■ Dataset content
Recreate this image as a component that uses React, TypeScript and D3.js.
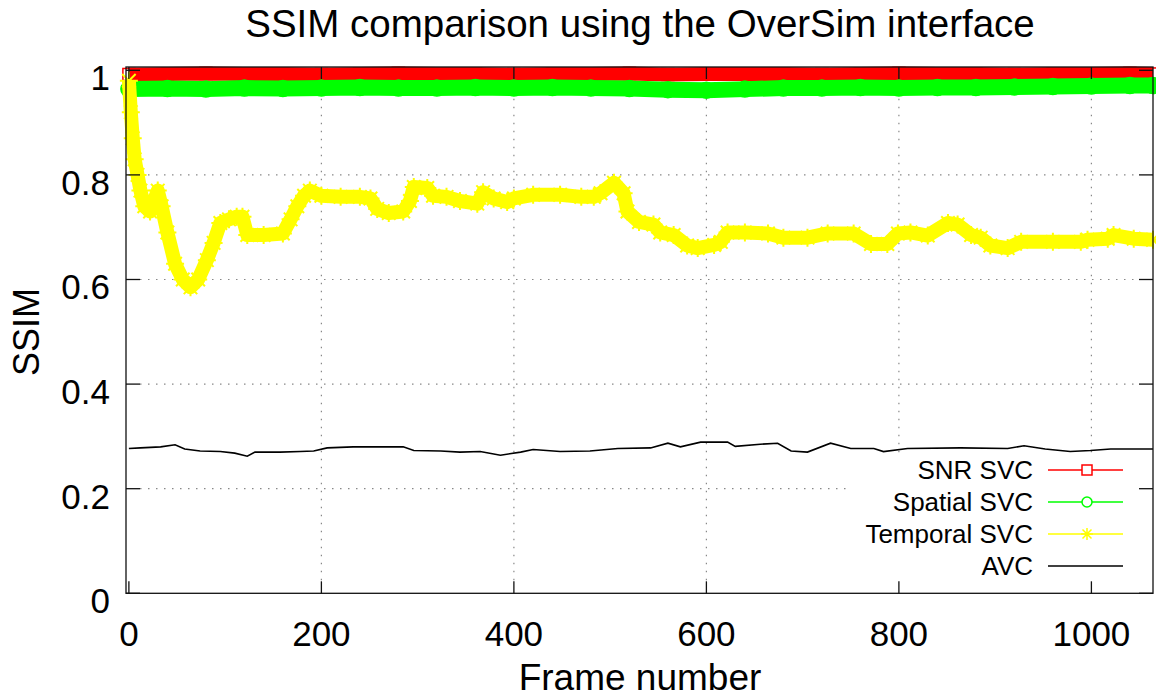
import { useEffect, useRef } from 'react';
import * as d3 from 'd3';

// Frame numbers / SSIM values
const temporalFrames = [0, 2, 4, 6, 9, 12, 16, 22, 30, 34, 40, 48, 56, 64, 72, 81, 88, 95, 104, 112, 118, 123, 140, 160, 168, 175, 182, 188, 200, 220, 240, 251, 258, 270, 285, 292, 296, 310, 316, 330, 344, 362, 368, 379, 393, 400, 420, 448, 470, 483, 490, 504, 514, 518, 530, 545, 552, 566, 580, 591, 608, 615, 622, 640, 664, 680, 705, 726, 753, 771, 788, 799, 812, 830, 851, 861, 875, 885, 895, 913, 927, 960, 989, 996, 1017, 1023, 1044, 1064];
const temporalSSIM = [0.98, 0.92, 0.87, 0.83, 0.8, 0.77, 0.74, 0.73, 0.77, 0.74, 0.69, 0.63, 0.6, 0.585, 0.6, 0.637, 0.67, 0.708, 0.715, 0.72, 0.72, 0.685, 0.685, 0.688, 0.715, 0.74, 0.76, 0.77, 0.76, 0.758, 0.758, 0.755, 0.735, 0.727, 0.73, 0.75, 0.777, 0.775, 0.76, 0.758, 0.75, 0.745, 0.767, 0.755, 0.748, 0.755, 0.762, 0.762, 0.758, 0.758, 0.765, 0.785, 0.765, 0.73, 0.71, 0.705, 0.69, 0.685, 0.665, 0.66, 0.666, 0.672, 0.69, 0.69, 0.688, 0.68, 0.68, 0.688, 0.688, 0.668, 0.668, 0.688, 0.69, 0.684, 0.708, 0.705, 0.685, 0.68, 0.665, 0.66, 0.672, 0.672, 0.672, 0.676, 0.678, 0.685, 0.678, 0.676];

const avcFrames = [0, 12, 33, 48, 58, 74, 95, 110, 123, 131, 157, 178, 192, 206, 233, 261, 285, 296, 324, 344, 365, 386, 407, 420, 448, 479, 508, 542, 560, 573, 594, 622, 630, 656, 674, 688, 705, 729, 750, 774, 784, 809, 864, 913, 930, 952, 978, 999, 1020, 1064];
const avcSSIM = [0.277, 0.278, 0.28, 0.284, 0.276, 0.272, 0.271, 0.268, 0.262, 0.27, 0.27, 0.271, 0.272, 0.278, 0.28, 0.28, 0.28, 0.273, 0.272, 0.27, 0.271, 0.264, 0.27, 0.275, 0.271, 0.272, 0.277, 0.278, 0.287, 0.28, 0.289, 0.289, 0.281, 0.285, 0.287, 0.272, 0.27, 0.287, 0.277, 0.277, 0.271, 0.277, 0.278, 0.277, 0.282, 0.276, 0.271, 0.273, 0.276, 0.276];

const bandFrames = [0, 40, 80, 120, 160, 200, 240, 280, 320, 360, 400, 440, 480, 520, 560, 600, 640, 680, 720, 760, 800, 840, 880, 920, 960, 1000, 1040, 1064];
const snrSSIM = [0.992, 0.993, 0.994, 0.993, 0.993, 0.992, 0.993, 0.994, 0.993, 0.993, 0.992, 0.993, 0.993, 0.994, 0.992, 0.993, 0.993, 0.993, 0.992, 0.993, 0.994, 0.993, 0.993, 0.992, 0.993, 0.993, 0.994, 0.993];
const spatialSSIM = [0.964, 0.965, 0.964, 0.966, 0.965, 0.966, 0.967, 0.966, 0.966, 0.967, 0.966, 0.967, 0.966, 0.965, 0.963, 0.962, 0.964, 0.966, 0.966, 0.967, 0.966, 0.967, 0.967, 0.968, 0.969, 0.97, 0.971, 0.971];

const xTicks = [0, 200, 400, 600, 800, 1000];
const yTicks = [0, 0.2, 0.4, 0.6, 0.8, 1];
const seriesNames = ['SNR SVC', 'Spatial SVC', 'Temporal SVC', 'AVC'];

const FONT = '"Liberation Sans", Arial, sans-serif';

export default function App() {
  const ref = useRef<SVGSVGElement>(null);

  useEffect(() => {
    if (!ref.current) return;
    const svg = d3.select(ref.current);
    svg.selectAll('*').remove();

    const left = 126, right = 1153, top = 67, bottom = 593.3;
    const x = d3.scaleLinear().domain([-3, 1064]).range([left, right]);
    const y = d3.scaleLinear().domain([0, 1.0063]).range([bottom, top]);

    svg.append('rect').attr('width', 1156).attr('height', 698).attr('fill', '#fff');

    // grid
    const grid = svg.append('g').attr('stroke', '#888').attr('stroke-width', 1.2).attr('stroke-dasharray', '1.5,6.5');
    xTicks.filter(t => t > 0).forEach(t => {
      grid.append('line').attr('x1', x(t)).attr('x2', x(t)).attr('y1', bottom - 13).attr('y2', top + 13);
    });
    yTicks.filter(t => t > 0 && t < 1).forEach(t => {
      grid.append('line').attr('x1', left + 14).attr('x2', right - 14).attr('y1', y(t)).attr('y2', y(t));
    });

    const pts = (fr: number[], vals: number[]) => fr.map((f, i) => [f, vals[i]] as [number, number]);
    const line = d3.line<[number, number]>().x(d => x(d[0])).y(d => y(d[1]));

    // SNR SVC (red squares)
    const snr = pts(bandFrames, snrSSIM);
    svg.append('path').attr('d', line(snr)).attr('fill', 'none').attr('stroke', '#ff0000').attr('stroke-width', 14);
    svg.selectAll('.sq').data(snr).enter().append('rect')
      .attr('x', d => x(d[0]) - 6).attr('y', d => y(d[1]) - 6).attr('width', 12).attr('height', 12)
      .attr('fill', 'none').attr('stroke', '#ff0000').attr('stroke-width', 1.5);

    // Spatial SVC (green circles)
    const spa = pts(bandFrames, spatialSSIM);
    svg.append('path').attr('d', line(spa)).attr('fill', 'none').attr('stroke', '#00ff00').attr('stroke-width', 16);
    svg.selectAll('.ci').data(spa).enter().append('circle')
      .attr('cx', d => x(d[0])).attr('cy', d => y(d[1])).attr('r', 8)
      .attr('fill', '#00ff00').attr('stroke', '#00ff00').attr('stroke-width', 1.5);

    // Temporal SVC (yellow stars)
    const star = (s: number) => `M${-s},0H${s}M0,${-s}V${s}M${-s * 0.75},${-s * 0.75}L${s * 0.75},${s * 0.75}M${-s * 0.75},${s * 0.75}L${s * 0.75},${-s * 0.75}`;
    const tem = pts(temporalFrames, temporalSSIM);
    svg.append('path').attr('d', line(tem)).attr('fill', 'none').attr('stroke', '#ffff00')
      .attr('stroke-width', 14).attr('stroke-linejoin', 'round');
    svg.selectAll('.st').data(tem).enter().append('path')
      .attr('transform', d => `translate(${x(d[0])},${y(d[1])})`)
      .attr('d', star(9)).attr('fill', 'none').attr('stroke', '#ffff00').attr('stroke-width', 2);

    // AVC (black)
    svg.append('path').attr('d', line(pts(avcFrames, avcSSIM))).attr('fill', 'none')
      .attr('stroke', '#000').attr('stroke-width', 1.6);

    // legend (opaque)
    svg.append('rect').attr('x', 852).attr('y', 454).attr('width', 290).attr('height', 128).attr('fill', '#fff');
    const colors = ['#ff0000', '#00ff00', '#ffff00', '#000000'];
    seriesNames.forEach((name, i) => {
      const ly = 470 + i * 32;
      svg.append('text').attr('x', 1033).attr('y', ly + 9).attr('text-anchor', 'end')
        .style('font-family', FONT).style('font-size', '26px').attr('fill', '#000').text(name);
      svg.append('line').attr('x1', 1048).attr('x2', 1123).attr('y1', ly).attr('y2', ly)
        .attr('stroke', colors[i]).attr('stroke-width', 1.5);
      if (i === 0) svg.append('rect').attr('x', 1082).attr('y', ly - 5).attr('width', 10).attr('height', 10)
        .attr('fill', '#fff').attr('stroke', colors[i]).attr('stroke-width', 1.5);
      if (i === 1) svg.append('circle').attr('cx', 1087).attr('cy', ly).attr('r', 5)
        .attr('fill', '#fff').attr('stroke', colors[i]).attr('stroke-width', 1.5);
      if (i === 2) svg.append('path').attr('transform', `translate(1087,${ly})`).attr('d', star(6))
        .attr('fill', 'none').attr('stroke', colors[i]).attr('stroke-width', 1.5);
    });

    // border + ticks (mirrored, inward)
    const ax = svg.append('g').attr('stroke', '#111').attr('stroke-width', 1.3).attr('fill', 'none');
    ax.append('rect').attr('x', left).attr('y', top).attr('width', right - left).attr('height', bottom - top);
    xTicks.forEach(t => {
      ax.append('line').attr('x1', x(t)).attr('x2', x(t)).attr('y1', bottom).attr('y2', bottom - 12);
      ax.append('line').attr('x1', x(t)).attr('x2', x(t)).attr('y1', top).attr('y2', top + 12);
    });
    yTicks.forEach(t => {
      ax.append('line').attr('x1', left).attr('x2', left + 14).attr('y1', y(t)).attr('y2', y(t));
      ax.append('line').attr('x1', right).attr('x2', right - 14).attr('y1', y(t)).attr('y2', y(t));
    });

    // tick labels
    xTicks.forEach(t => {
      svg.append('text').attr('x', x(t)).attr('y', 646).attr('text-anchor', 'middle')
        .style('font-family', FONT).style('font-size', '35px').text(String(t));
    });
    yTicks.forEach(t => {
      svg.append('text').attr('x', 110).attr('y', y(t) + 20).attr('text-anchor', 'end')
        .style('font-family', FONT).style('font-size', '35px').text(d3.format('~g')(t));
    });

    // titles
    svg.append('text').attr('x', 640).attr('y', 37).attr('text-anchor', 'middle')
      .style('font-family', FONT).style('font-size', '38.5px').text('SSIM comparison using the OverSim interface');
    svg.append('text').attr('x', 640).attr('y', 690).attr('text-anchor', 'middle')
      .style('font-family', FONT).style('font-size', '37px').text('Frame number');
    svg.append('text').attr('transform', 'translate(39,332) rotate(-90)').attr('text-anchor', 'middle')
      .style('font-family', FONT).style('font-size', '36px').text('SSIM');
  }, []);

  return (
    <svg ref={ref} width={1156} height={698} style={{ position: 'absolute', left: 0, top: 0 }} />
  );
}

■ Exercise prompt
Leave out the pictures and repeat exactly the lines from the start of the material through the line that contains "import * as d3 from 'd3';", both included.

■ Reply to the exercise
Recreate this image as a component that uses React, TypeScript and D3.js.
import { useEffect, useRef } from 'react';
import * as d3 from 'd3';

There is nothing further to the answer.